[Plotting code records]

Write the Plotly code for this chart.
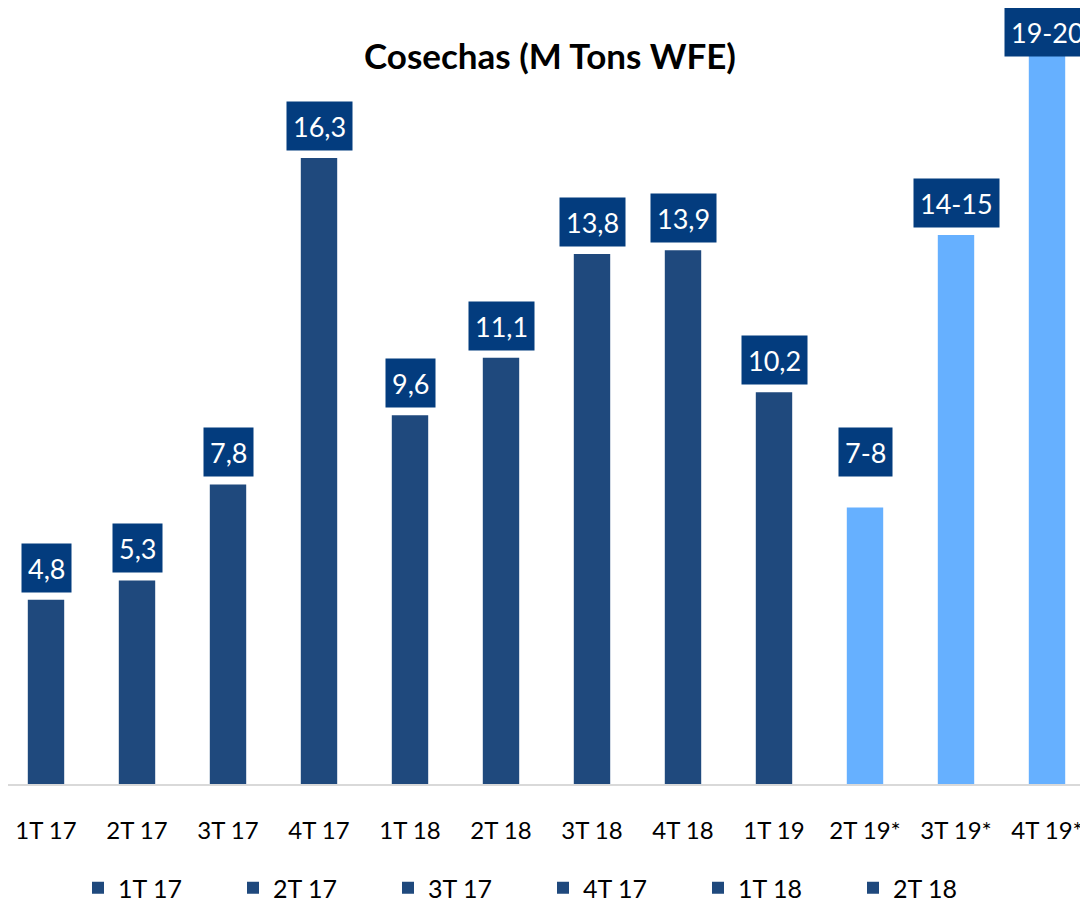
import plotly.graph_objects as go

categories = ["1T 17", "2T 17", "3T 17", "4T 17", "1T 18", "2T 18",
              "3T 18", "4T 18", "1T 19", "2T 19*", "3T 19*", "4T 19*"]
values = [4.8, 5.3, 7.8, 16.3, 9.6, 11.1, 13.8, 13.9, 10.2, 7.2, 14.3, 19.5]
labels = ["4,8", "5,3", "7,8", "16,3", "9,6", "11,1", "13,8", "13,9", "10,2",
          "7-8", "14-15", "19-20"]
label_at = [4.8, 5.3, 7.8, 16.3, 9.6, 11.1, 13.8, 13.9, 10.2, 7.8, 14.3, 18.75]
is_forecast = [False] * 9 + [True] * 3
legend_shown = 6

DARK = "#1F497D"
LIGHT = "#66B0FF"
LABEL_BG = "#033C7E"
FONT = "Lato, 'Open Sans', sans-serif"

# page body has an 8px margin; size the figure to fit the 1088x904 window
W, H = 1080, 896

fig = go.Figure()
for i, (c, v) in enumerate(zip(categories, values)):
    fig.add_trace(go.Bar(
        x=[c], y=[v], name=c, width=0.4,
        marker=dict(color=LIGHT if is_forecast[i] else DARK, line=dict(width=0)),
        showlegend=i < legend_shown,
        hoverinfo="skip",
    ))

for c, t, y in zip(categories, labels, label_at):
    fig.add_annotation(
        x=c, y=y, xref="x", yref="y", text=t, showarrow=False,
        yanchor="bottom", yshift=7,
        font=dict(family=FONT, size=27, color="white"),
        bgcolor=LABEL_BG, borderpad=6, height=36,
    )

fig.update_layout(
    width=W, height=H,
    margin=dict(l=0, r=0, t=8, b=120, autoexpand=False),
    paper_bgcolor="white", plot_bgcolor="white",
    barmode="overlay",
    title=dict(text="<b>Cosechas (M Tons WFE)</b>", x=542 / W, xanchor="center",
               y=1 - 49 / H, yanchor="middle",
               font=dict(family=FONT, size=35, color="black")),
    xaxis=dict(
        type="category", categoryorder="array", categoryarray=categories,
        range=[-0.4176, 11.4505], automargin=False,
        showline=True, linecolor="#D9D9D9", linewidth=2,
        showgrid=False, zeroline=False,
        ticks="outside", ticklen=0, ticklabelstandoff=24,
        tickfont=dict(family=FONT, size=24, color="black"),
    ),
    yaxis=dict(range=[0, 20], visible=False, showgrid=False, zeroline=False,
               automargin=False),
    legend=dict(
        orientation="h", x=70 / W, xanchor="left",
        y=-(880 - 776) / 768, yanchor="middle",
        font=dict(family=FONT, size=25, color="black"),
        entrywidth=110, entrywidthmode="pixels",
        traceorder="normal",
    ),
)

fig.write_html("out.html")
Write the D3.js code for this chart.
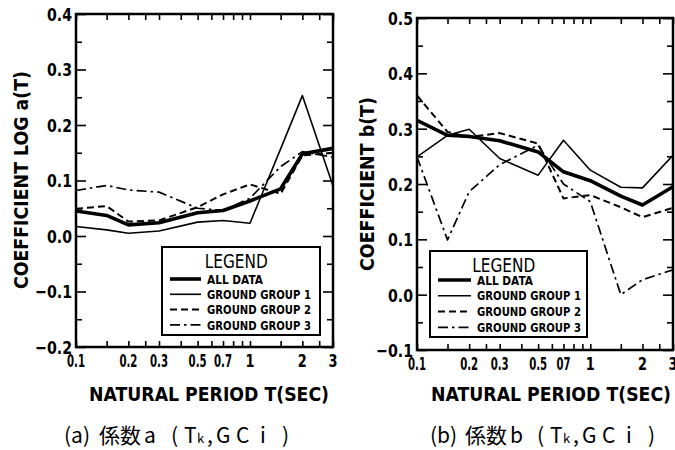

§ WHAT IS REQUIRED
Leave the pictures out and repeat exactly the lines from the beginning of the records to the line bearing "import plotly.graph_objects as go", both ends counted.

§ RESULT OF THIS EXERCISE
Write the Plotly code for this chart.
import plotly.graph_objects as go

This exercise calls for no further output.